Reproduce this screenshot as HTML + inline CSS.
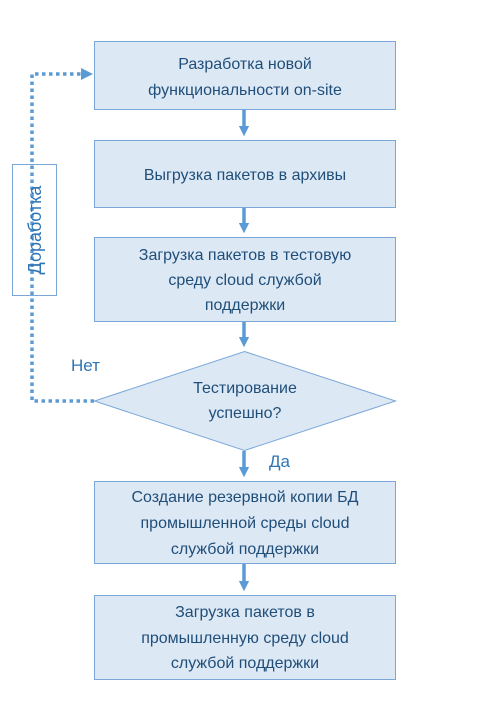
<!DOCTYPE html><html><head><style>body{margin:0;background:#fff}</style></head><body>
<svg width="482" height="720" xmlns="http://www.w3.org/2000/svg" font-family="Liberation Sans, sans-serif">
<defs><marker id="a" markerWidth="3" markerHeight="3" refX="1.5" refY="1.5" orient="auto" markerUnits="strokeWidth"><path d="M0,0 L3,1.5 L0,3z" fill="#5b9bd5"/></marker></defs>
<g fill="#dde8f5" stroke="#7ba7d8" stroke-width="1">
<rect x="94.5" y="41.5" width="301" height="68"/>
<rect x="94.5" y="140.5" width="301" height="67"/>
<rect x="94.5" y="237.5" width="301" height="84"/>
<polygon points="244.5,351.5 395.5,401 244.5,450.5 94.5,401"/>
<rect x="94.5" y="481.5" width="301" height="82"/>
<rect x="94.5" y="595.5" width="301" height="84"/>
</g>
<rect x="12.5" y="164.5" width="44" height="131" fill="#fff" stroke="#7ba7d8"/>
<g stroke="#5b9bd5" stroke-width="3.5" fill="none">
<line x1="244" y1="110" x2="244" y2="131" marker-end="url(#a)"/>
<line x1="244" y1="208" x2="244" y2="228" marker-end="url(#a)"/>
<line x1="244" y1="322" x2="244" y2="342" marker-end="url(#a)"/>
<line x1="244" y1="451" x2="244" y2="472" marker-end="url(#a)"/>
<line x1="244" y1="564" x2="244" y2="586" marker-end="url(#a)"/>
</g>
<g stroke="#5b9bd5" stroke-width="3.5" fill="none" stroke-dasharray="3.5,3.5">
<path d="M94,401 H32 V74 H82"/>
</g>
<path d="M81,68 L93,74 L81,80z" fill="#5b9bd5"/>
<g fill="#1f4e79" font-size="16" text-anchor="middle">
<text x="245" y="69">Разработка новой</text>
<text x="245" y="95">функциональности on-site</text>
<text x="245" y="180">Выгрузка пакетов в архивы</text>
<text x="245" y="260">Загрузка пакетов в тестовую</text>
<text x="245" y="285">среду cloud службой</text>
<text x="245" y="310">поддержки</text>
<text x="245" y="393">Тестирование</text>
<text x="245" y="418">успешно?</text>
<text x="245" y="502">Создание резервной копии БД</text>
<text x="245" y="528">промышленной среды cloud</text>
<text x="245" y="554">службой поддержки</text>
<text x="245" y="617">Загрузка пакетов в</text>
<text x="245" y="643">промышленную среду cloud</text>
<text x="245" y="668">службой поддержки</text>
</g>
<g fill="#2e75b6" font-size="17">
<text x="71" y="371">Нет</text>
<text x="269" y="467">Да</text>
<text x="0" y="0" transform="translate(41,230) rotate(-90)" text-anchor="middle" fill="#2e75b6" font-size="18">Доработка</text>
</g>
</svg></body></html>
____
**AIM:** Using the data above, write out every line exactly, leaving the images behind.

**RESULT FOR THIS TASK:**
Reproduce this screenshot as HTML + inline CSS.
<!DOCTYPE html><html><head><style>body{margin:0;background:#fff}</style></head><body>
<svg width="482" height="720" xmlns="http://www.w3.org/2000/svg" font-family="Liberation Sans, sans-serif">
<defs><marker id="a" markerWidth="3" markerHeight="3" refX="1.5" refY="1.5" orient="auto" markerUnits="strokeWidth"><path d="M0,0 L3,1.5 L0,3z" fill="#5b9bd5"/></marker></defs>
<g fill="#dde8f5" stroke="#7ba7d8" stroke-width="1">
<rect x="94.5" y="41.5" width="301" height="68"/>
<rect x="94.5" y="140.5" width="301" height="67"/>
<rect x="94.5" y="237.5" width="301" height="84"/>
<polygon points="244.5,351.5 395.5,401 244.5,450.5 94.5,401"/>
<rect x="94.5" y="481.5" width="301" height="82"/>
<rect x="94.5" y="595.5" width="301" height="84"/>
</g>
<rect x="12.5" y="164.5" width="44" height="131" fill="#fff" stroke="#7ba7d8"/>
<g stroke="#5b9bd5" stroke-width="3.5" fill="none">
<line x1="244" y1="110" x2="244" y2="131" marker-end="url(#a)"/>
<line x1="244" y1="208" x2="244" y2="228" marker-end="url(#a)"/>
<line x1="244" y1="322" x2="244" y2="342" marker-end="url(#a)"/>
<line x1="244" y1="451" x2="244" y2="472" marker-end="url(#a)"/>
<line x1="244" y1="564" x2="244" y2="586" marker-end="url(#a)"/>
</g>
<g stroke="#5b9bd5" stroke-width="3.5" fill="none" stroke-dasharray="3.5,3.5">
<path d="M94,401 H32 V74 H82"/>
</g>
<path d="M81,68 L93,74 L81,80z" fill="#5b9bd5"/>
<g fill="#1f4e79" font-size="16" text-anchor="middle">
<text x="245" y="69">Разработка новой</text>
<text x="245" y="95">функциональности on-site</text>
<text x="245" y="180">Выгрузка пакетов в архивы</text>
<text x="245" y="260">Загрузка пакетов в тестовую</text>
<text x="245" y="285">среду cloud службой</text>
<text x="245" y="310">поддержки</text>
<text x="245" y="393">Тестирование</text>
<text x="245" y="418">успешно?</text>
<text x="245" y="502">Создание резервной копии БД</text>
<text x="245" y="528">промышленной среды cloud</text>
<text x="245" y="554">службой поддержки</text>
<text x="245" y="617">Загрузка пакетов в</text>
<text x="245" y="643">промышленную среду cloud</text>
<text x="245" y="668">службой поддержки</text>
</g>
<g fill="#2e75b6" font-size="17">
<text x="71" y="371">Нет</text>
<text x="269" y="467">Да</text>
<text x="0" y="0" transform="translate(41,230) rotate(-90)" text-anchor="middle" fill="#2e75b6" font-size="18">Доработка</text>
</g>
</svg></body></html>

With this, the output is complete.